Collegian gets an education in Oxford's hallowed halls
Last updated 8/28/2019 at 4pm | View PDF
If nothing else, Hinsdale's Peter Marcus' overseas study experience this summer taught him one thing: It's a small world.
"I was in Rome and we went to this bar on the Fourth of July. I ran into a girl who I hadn't seen since middle school. She had been studying abroad in Rome," he recounted.
Pretty remarkable, especially considering Marcus was just visiting Rome on break from his coursework at Trinity College in Oxford, England. The University of Georgia junior took advantage of his school's program at the storied center of higher learning to study international finance and international conflict.

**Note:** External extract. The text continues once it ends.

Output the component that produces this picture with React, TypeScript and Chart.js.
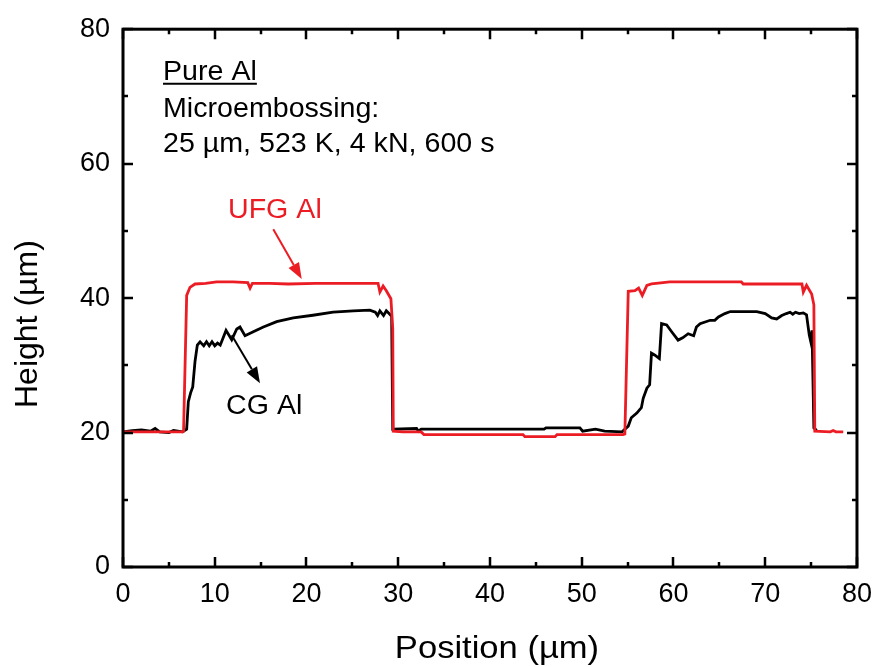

"I've always been pretty interested in travel and history. And I'm enamored with different cultures," he said.
The six-week program included an examination of nuclear-age theory that shaped the Cold War era and of the post 9/11 world that has replaced it.

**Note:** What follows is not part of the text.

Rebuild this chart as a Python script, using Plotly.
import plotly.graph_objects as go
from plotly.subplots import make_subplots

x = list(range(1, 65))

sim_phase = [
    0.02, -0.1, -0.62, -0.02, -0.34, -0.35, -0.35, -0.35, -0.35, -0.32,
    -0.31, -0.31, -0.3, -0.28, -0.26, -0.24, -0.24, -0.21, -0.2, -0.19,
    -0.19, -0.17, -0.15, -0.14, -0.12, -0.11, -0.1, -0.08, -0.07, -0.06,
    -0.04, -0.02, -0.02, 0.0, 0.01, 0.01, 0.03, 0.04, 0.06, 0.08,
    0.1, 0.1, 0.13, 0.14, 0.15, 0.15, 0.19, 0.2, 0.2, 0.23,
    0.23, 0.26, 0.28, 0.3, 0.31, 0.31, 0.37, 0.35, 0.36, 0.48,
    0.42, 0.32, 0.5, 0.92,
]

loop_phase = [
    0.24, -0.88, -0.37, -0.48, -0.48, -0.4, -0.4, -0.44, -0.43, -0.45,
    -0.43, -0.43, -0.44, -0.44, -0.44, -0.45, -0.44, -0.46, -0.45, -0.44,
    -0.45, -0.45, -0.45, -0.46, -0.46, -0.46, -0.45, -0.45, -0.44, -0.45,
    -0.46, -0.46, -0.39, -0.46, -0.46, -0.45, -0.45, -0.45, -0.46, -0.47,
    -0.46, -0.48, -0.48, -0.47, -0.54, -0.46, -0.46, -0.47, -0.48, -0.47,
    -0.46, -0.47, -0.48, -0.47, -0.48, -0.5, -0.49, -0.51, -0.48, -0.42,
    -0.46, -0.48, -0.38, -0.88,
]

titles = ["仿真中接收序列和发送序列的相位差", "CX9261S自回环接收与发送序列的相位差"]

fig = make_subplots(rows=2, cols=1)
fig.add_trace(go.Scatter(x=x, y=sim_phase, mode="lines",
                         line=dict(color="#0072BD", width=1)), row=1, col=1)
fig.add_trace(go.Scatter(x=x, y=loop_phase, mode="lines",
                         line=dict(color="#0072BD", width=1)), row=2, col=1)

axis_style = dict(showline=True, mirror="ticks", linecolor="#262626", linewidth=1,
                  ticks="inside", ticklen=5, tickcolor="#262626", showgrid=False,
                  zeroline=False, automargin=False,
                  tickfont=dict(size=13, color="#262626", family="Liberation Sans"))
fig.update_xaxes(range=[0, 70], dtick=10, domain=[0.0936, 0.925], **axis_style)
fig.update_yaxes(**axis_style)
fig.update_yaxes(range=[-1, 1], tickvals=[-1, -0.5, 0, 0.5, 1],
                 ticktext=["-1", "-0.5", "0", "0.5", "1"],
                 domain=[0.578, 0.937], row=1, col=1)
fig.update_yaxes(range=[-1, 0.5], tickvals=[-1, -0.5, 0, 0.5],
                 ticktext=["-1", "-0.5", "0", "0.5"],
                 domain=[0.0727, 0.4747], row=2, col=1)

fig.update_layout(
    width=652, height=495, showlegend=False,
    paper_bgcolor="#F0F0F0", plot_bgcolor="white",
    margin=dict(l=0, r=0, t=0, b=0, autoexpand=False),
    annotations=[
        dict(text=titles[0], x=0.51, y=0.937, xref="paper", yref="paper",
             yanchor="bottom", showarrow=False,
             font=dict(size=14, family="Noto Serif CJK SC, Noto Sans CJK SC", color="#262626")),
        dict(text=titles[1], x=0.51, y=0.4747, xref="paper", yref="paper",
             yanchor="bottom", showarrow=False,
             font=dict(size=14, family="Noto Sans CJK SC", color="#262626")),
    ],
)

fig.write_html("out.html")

"I'd never really taken classes that had such a focus on the politics of different countries," Marcus said. "There were definitely some eye-opening lessons."
The classes were rigorous, especially international conflict, which was led by an Oxford don who demanded critical independent thinking.

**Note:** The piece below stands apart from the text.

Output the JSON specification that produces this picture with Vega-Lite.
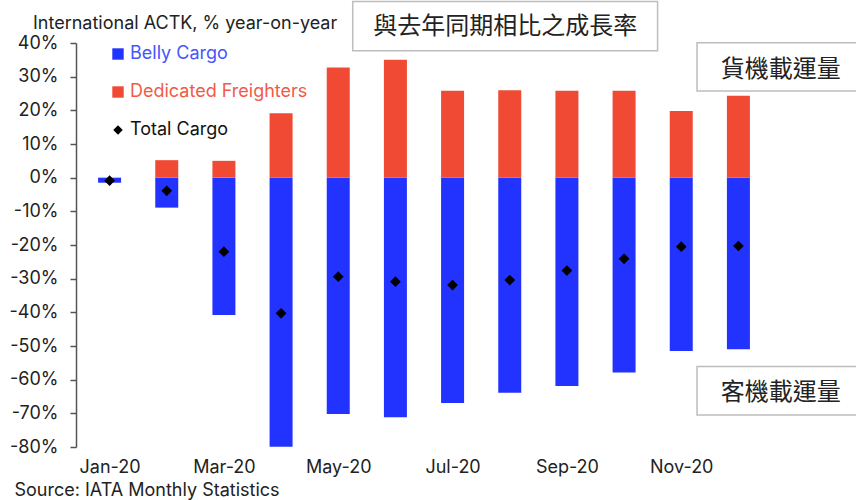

"It was all about deductive reasoning," he said. "Forming your own argument and not just regurgitating what someone else has said. It was a very hard-earned 'A.' "
As a student of economics, getting an up-close look at the United Kingdom's tumultuous journey through Brexit was instructive. Marcus was able to meet with European Union officials in London to get their take on the issue and pick the brains of everyday British citizens.
"It was very interesting to get those ideas," Marcus said.
Surprised by the modern trappings he found in tradition-rich Oxford, Marcus was thankful that he could indulge his appetites for both authentic fish and chips and comforting American fast food.
He was struck by the diversity he encountered as well as the universal yearnings for economic prosperity, safety and family security.
"You realize that everyone lives their different lifestyles," he said. "But you see so many commonalities in how we live our lives that it gives hope that maybe we can solve some of the world's issues," he said.
He recalled an interaction in Italy where the other party got frustrated because of Marcus' lacking Italian skills. Good for one's humility and also for one's spirit of hospitality.
"I would be a lot more sympathetic and compassionate in helping that person since I've had that experience," he said.
Less than two days after reentry, Marcus was heading back to Athens, Ga., to start his fall semester. He intends to return to Oxford again one day. But next on his itinerary is a trip to South Africa.
"We do live in truly small world," he said. "But it also is a truly massive place out there."